4 And we are writing these things so that our joy may be complete.
Verse 4 is the final statement given by John in the opening paragraph of his letter. John speaks of the truth of his witness regarding who Jesus is. He extols the readers to remember that Jesus is the life that they are to seek and he points to the fellowship that is produced as a result of the unifying power of the Gospel.
In these short verses, John has pointed to the undeniable truth that the reason the foundation of our faith is firm and unmoving is because Jesus is the one who holding it all together. It can be easy to forget this. Jesus is the only one capable of sustaining the fragility of our lives and faith. He alone can see into our hearts and into our futures and decisively lead us into the next moment. But, why does any of this matter? John makes an amazing confession. He writes about these things so that “our joy may be complete.”

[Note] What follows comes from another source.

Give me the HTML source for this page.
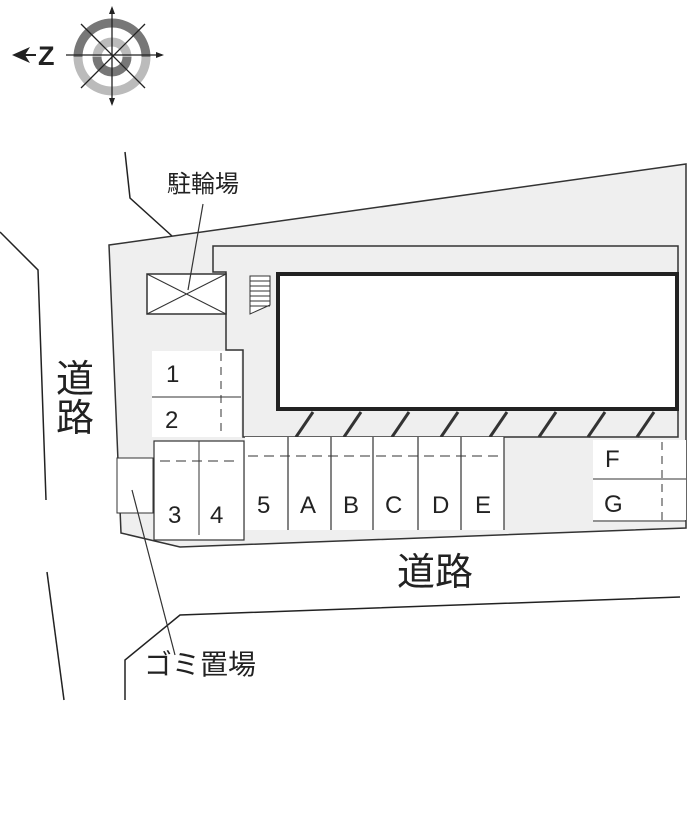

The second truth that we find here relates to the nature of the joy John says is available to us. John says that our joy may be complete or mature or full. When we come together around the truths of the Gospel we are closer to the kind of life God desires for all his children. Joy is not dependent on the circumstances of life. Many of us have heard this description/definition of joy. What makes this reality so wonderful is that it means that God’s steadfastness is the guarantee for my joy. In other words, that regardless of what happens in life we have the inward assurance that we are secure and safe in God’s arms.
Whenever we find our joy waning let us look to our connection with our local church. John wrote to the church to remind them that it is in community and in fellowship that our joy as God’s people is sustained. We each may have the joy of the Lord within us, but this inward presence is multiplied when we gather together to worship God and are immersed in the gospel of Jesus.